SEQUIM — Riley Stites and his student crew, who were remodeling part of the 1928 Sequim High School building’s interior for office space, recently pulled away the school’s original lockers to reveal letters from the past.
The crew uncovered a handful of graduation cards and personal mail dating back to the 1940s, some with ink smeared by water damage, all dusty and yellowed in time.
“It seems like we just find the treasures when we remove the lockers,” said Stites, superintendent of the remodeling project at the red-brick school building on North Sequim Avenue.
Stites a building trades teacher for Port Angeles-based North Olympic Peninsula Skills Center and an applied mathematics teacher, has led the remodeling of much of two floors of the southeast corner of the school.
The cards and notes could go on display when the building is officially reopened this year for administrative offices.

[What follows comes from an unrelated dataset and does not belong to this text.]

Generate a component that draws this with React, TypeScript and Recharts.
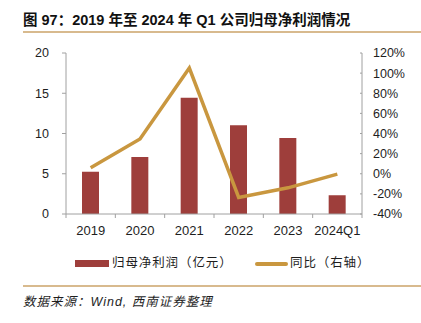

Remodeled business offices already are being used in the building.
Administrative offices are nearing completion as well, which will replace existing office space in a separate building next door.
Sequim School District Superintendent Bill Bentley and board members expressed interest in scheduling a celebration and open house once the historic school building’s remodeling is complete.
Bentley and Stites hope to preserve the dated cards and letter in a showcase behind glass.
“It was like a time capsule,” Stites said.
The historic items will be showcased with other existing historic artifacts for the school system’s 100th birthday, coming in 2011.
One graduation card was to Winona (Lotsgesell) Bekkevar, a graduate of the Sequim class of 1946.
She still lives in the area.
The newest of the items found was a graduation card to Bobbi Campbell, dated in 1981 and containing a $30 check.
The cost of the project is about $127,000 to remodel the business office, reception area, superintendent’s office and hallway, a total of 2,631 square feet.
The superintendent’s new office should be ready sometime in early September.
Among those involved in the remodeling project are students Dalton Freeman, Willie Raymond, William Johnson and Levi Seamond.
John Eaton, with Eaton Dry Wall in Sequim, volunteered his services as an instructor helping Stites.